In June, seat capacity in Miami is scheduled to increase 4.5 percent versus two years ago, according to Cirium schedule data. Domestic seats will be up nearly 36 percent and international seats down nearly 24 percent.

Budget carriers long avoided the Miami airport for its high costs. The average cost per enplanement (CPE) was $19.23 per passenger at Miami compared to $6.89 per passenger at Fort Lauderdale in 2019, Federal Aviation Administration data show. Asked about costs, Spirit spokesperson Field Sutton said the Miami airport has restructured its airline usage fees in a way that makes it more attractive — in other words affordable — to low-cost carriers like Spirit.

“We don’t view this as an assault on Miami. We just view this as a natural extension of the course Spirit is on,” Sutton said when asked about the competitive dynamics of Spirit’s entrance into Miami. He added that the airline views the expansion as either adding a “fourth O’Hare to Fort Lauderdale [flight], or add O’Hare to Miami.”

The carrier’s Miami expansion is split between 20 domestic routes to destinations including Baltimore/Washington, Chicago O’Hare, Dallas-Fort Worth, Las Vegas and New York LaGuardia; and 10 international routes including to Bogota, Guatemala City, Port-au-Prince, Haiti, and San José, Costa Rica.

(Source: Cirium)

Spirit will face competition on all but one — Atlantic City — of its 30 new Miami routes, Cirium data show. Competitors include a who’s who of airlines including American, Avianca, Delta Air Lines, Frontier Airlines, JetBlue, Southwest, and United Airlines.

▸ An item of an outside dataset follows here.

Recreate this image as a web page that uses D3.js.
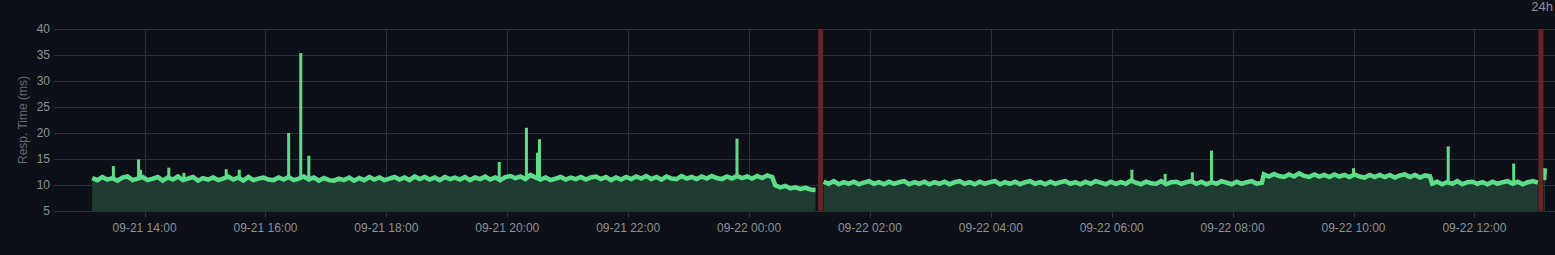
<!DOCTYPE html>
<html>
<head>
<meta charset="utf-8">
<script src="https://cdn.jsdelivr.net/npm/d3@7"></script>
<style>
    html, body { margin: 0; padding: 0; background: #0d1117; overflow: hidden; }
    svg { display: block; }
    text { font-family: 'Liberation Sans', Arial, sans-serif; }
</style>
</head>
<body>
<svg id="chart" width="1555" height="255"></svg>
<script>
// Ticks
const yTicks = [5, 10, 15, 20, 25, 30, 35, 40];
const xTickLabels = ['09-21 14:00', '09-21 16:00', '09-21 18:00', '09-21 20:00', '09-21 22:00', '09-22 00:00',
    '09-22 02:00', '09-22 04:00', '09-22 06:00', '09-22 08:00', '09-22 10:00', '09-22 12:00'];
const year = '2023';

// Response time runs (ms), one value every 5 minutes
const runA = [ // 09-21 13:08 -> 09-22 00:23
    11.3, 10.9, 11.5, 11.0, 11.3, 10.8, 11.4, 11.6, 10.9, 11.2, 11.5, 10.9,
    11.2, 11.5, 10.8, 11.4, 11.0, 11.6, 10.9, 11.2, 11.5, 10.8, 11.3, 11.0,
    11.4, 10.9, 11.2, 11.6, 11.0, 11.4, 10.8, 11.5, 10.9, 11.2, 11.4, 11.0,
    10.9, 11.4, 11.0, 11.5, 10.9, 11.2, 11.6, 11.0, 11.4, 10.8, 11.3, 10.9,
    10.8, 11.2, 10.9, 11.4, 10.8, 11.3, 10.9, 11.5, 11.0, 11.4, 10.9, 11.2,
    11.5, 11.0, 11.4, 10.9, 11.6, 11.1, 11.5, 11.0, 11.4, 10.9, 11.5, 11.1,
    11.4, 11.0, 11.5, 10.9, 11.4, 11.1, 11.6, 11.0, 11.4, 10.9, 11.5, 11.7,
    11.3, 11.6, 11.1, 11.9, 11.4, 11.0, 11.4, 10.9, 11.2, 11.5, 11.0, 11.4,
    11.1, 11.5, 11.0, 11.4, 11.6, 11.1, 11.5, 10.9, 11.4, 11.0, 11.5, 11.1,
    11.6, 11.2, 11.7, 11.1, 11.5, 11.0, 11.6, 11.2, 11.1, 11.7, 11.2, 11.5,
    11.1, 11.6, 11.2, 11.7, 11.3, 11.1, 11.6, 11.2, 11.7, 11.3, 11.6, 11.2,
    11.7, 11.3, 11.8, 11.5
];
const runB = [9.9, 9.5, 9.8, 9.3, 9.5, 9.2, 9.4, 9.1, 9.0]; // 00:26 -> 01:06
const runC1 = [ // 01:14 -> 08:29
    10.6, 10.2, 10.7, 10.1, 10.5, 10.2, 10.6, 10.1, 10.4, 10.7, 10.2, 10.5,
    10.1, 10.6, 10.2, 10.5, 10.7, 10.1, 10.5, 10.2, 10.6, 10.1, 10.5, 10.2,
    10.6, 10.1, 10.5, 10.7, 10.2, 10.5, 10.1, 10.6, 10.2, 10.5, 10.7, 10.1,
    10.5, 10.2, 10.6, 10.1, 10.5, 10.7, 10.2, 10.5, 10.1, 10.6, 10.2, 10.5,
    10.7, 10.2, 10.5, 10.1, 10.6, 10.2, 10.7, 10.4, 10.1, 10.6, 10.2, 10.5,
    10.2, 10.8, 10.4, 10.1, 10.6, 10.3, 10.2, 10.7, 10.1, 10.5, 10.6, 10.2,
    10.5, 10.7, 10.2, 10.6, 10.1, 10.5, 10.2, 10.7, 10.4, 10.1, 10.6, 10.2,
    10.5, 10.7, 10.2, 10.4
];
const runC2 = [ // 08:31 -> 11:16
    12.0, 11.6, 12.1, 11.7, 11.5, 12.0, 11.6, 12.2, 11.7, 11.5, 12.0, 11.6,
    11.9, 11.5, 12.0, 11.6, 11.9, 11.5, 12.0, 11.6, 11.4, 11.9, 11.5, 11.9,
    11.5, 11.9, 11.4, 11.8, 12.0, 11.5, 11.9, 11.4, 11.8, 11.6
];
const runC3 = [ // 11:18 -> 13:03
    10.2, 10.6, 10.1, 10.5, 10.2, 10.7, 10.1, 10.5, 10.6, 10.2, 10.5, 10.1,
    10.6, 10.2, 10.5, 10.7, 10.2, 10.6, 10.1, 10.5, 10.7, 10.4
];
const runD = [10.9, 13.2]; // after the second outage, 1 minute apart

const runStarts = ['2023-09-21 13:08', '2023-09-22 00:26', '2023-09-22 01:14', '2023-09-22 08:31', '2023-09-22 11:18', '2023-09-22 13:09'];
const runSteps = [5, 5, 5, 5, 5, 1];

// Short spikes: time, peak (ms)
const spikeTimes = ['2023-09-21 13:29', '2023-09-21 13:54', '2023-09-21 13:56', '2023-09-21 14:24', '2023-09-21 14:39',
    '2023-09-21 15:21', '2023-09-21 15:34', '2023-09-21 16:23', '2023-09-21 16:35', '2023-09-21 16:43',
    '2023-09-21 19:52', '2023-09-21 20:19', '2023-09-21 20:30', '2023-09-21 20:32', '2023-09-21 23:48',
    '2023-09-22 06:20', '2023-09-22 06:53', '2023-09-22 07:20', '2023-09-22 07:39', '2023-09-22 10:00',
    '2023-09-22 11:34', '2023-09-22 12:39'];
const spikePeaks = [13.6, 14.9, 12.9, 13.3, 12.3, 13.0, 12.9, 20.0, 35.4, 15.6,
    14.4, 21.0, 16.2, 18.8, 18.9, 12.9, 12.1, 12.4, 16.6, 13.2, 17.4, 14.1];

// Down beats
const outages = ['2023-09-22 01:11', '2023-09-22 13:06'];

const parse = d3.timeParse('%Y-%m-%d %H:%M');

const buildRun = (idx, values) => values.map((v, i) => ({
    t: d3.timeMinute.offset(parse(runStarts[idx]), i * runSteps[idx]),
    v: v
}));

const segments = [
    [...buildRun(0, runA), ...buildRun(1, runB)],
    [...buildRun(2, runC1), ...buildRun(3, runC2), ...buildRun(4, runC3)],
    buildRun(5, runD)
];
const allPoints = segments.flat();

const svg = d3.select('#chart');

const x = d3.scaleTime()
    .domain([parse('2023-09-21 12:38'), parse('2023-09-22 13:20')])
    .range([62, 1555]);
const y = d3.scaleLinear().domain([5, 40]).range([210.7, 29.3]);

const crisp = (v) => Math.round(v) + 0.5;

// Grid
const grid = svg.append('g');
grid.selectAll('line.h')
    .data(yTicks)
    .enter()
    .append('line')
    .attr('x1', 54).attr('x2', 1555)
    .attr('y1', d => crisp(y(d))).attr('y2', d => crisp(y(d)))
    .attr('stroke', '#2b2f36');

const xTicks = xTickLabels.map(l => parse(year + '-' + l));
grid.selectAll('line.v')
    .data(xTicks)
    .enter()
    .append('line')
    .attr('x1', d => crisp(x(d))).attr('x2', d => crisp(x(d)))
    .attr('y1', 29).attr('y2', 218)
    .attr('stroke', '#2b2f36');

// Tick labels
svg.append('g').selectAll('text')
    .data(yTicks)
    .enter()
    .append('text')
    .attr('x', 50)
    .attr('y', d => y(d) + 4)
    .attr('text-anchor', 'end')
    .attr('font-size', 12)
    .attr('fill', '#8b8f95')
    .text(d => d);

svg.append('g').selectAll('text')
    .data(xTicks)
    .enter()
    .append('text')
    .attr('x', d => x(d))
    .attr('y', 232)
    .attr('text-anchor', 'middle')
    .attr('font-size', 12)
    .attr('fill', '#8b8f95')
    .text((d, i) => xTickLabels[i]);

svg.append('text')
    .attr('transform', 'translate(27,120) rotate(-90)')
    .attr('text-anchor', 'middle')
    .attr('font-size', 12)
    .attr('fill', '#676b72')
    .text('Resp. Time (ms)');

svg.append('text')
    .attr('x', 1553)
    .attr('y', 11)
    .attr('text-anchor', 'end')
    .attr('font-size', 13)
    .attr('fill', '#8b8f95')
    .text('24h');

// Fill under the line
const area = d3.area()
    .x(d => x(d.t))
    .y0(y(5))
    .y1(d => y(d.v));
const line = d3.line()
    .x(d => x(d.t))
    .y(d => y(d.v));

svg.append('g').selectAll('path')
    .data(segments)
    .enter()
    .append('path')
    .attr('d', area)
    .attr('fill', '#1f3c32');

svg.append('g').selectAll('path')
    .data(segments)
    .enter()
    .append('path')
    .attr('d', line)
    .attr('fill', 'none')
    .attr('stroke', '#5cdd8b')
    .attr('stroke-width', 4.5)
    .attr('stroke-linejoin', 'miter');

// Spikes go from the local level up to the peak
const bis = d3.bisector(d => d.t).center;
svg.append('g').selectAll('line')
    .data(spikeTimes.map((s, i) => ({ t: parse(s), v: spikePeaks[i] })))
    .enter()
    .append('line')
    .attr('x1', d => x(d.t)).attr('x2', d => x(d.t))
    .attr('y1', d => y(d.v))
    .attr('y2', d => y(allPoints[bis(allPoints, d.t)].v))
    .attr('stroke', '#5cdd8b')
    .attr('stroke-width', 3);

// Outage bars
svg.append('g').selectAll('rect')
    .data(outages.map(parse))
    .enter()
    .append('rect')
    .attr('x', d => x(d) - 2.5)
    .attr('y', y(40))
    .attr('width', 5)
    .attr('height', y(5) - y(40))
    .attr('fill', '#642729');
</script>
</body>
</html>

No crew base is planned in Miami at this time, Sutton said.

Spirit anticipates flat capacity in 2021 compared to 2019, according to its latest guidance. However, the airline plans to grow capacity by roughly 30 percent year-over-year in 2022. That growth will be fueled by the reactivation of stored Airbus A319s and the deliveries of 14 new A320neos for a fleet of 173 aircraft — compared with fewer than 150 active aircraft at the end of last year — by the end of December.